One of the clearest and earliest correlations of Caesar to a comet occurred during the Secular Games of 17 BC, when the money maker M. Sanquinius fashioned coins whose reverse sports a comet over the head of a wreathed man whom classicists and numismatists speculate is either a youthful Caesar, the Genius of the Secular Games, the Julian family, or Aeneas' son Iulus. Those coins strengthened the link between Julius Caesar and Augustus since Augustus associated himself with the Julians. Another set of Spanish coins displays an eight-rayed comet with the words DIVVS IVLIV, meaning dīvus Iūlius, 'Divine Julius'.

==In literature==
The poet Virgil writes in his ninth eclogue that the star of Caesar has appeared to gladden the fields.
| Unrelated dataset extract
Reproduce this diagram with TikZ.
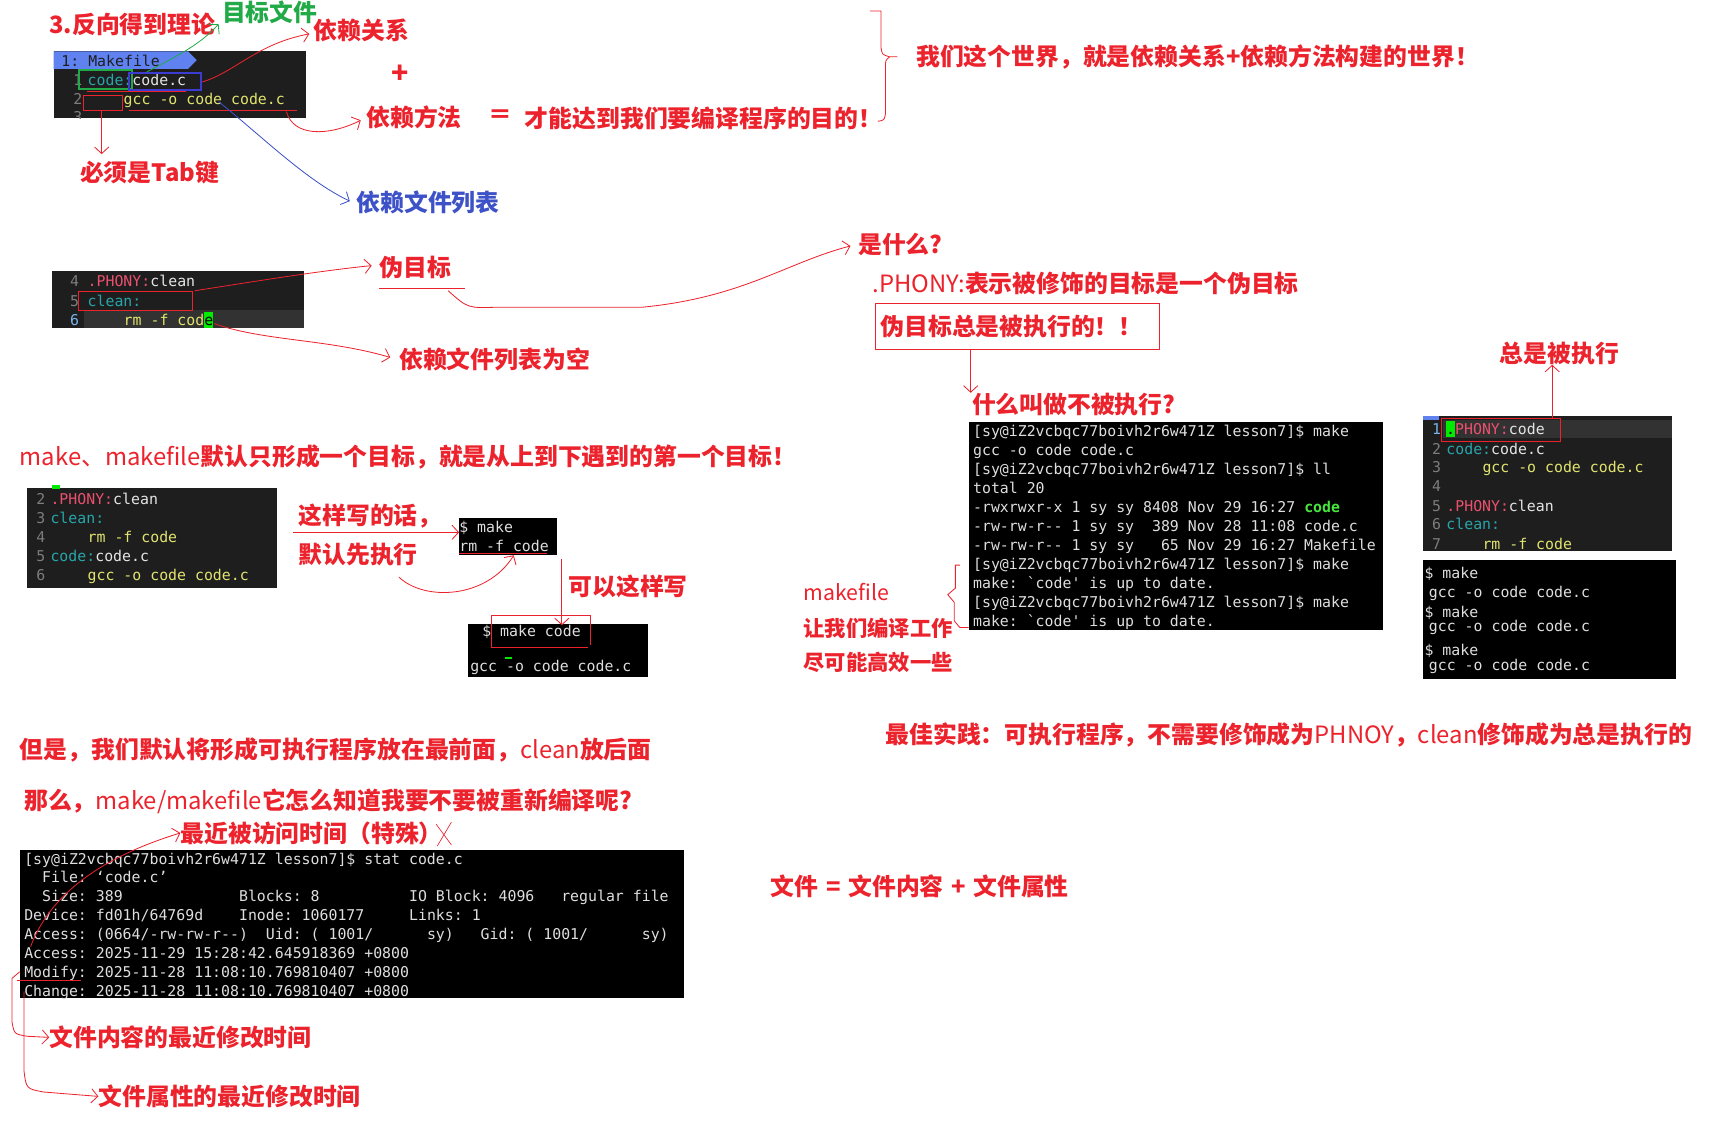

Virgil later writes of the period following Julius Caesar's assassination, "Never did fearsome comets so often blaze." Gurval points out that this passage in no way links a comet to Caesar's divine status, but rather links comets to his death.

Calpurnius Siculus makes mention of the comet in his epilogues as a boding sign of the civil strife that would plague Rome after Caesar's death.

It is Ovid, however, who makes the final assertion of the comet's role in Julius Caesar's deification. Ovid describes the deification of Caesar in Metamorphoses (8 AD):Then Jupiter, the Father, spoke..."Take up Caesar's spirit from his murdered corpse, and change it into a star, so that the deified Julius may always look down from his high temple on our Capitol and forum." He had barely finished, when gentle Venus stood in the midst of the Senate, seen by no one, and took up the newly freed spirit of her Caesar from his body, and preventing it from vanishing into the air, carried it towards the glorious stars. As she carried it, she felt it glow and take fire, and loosed it from her breast: it climbed higher than the moon, and drawing behind it a fiery tail, shone as a star. It has been argued recently that the idea of Augustus's use of the comet for his political aims largely stems from this passage.

In Shakespeare's Julius Caesar (1599), Caesar's wife remarks on the fateful morning of her husband's murder: "When beggars die there are no comets seen. The heavens themselves blaze forth the death of princes."

==Modern scholarship==
In 1997, two scholars at the University of Illinois at Chicago (the classicist John T. Ramsey and the physicist A. Lewis Licht) published a book comparing astronomical/astrological evidence from both Han China and Rome. Their analysis, based on historical eyewitness accounts, Chinese astronomical records, astrological literature from later antiquity, and ice cores from Greenland glaciers, yielded a range of orbital parameters for the hypothetical object. They settled on a perihelion point of 0.22 AU for the object which was apparently visible with a tail from the Chinese capital Chang'an (in late May) and as a star-like object from Rome (in late July):
- May 18, 44 BC (China)
- July 23–25, 44 BC (Rome)
- Apparent magnitude: −4.0

Robert Gurval of UCLA and Brian G. Marsden of the Harvard–Smithsonian Center for Astrophysics leave the comet's very existence as an open question. Marsden notes in his foreword to Ramsey and Licht's book, "Given the circumstance of a single reporter two decades after the event, I should be remiss if I were not to consider this [i.e., the comet's non-existence] as a serious possibility."

Maik Meyer and Gary Kronk in 2025 published a paper indicating that the Great Comet of 1744 has an orbital period of about 350 years and, integrating it backwards, found possible matches for previous apparitions in 1402 (see Great Comet of 1402), 1032, 676 and 336 AD. Based on that orbit, the next previous apparition would be in the middle of 44 BC, around the time Caesar's Comet was visible. However, they noted that the observation reports contradict and considered the identification with the Great Comet of 1744 as unlikely.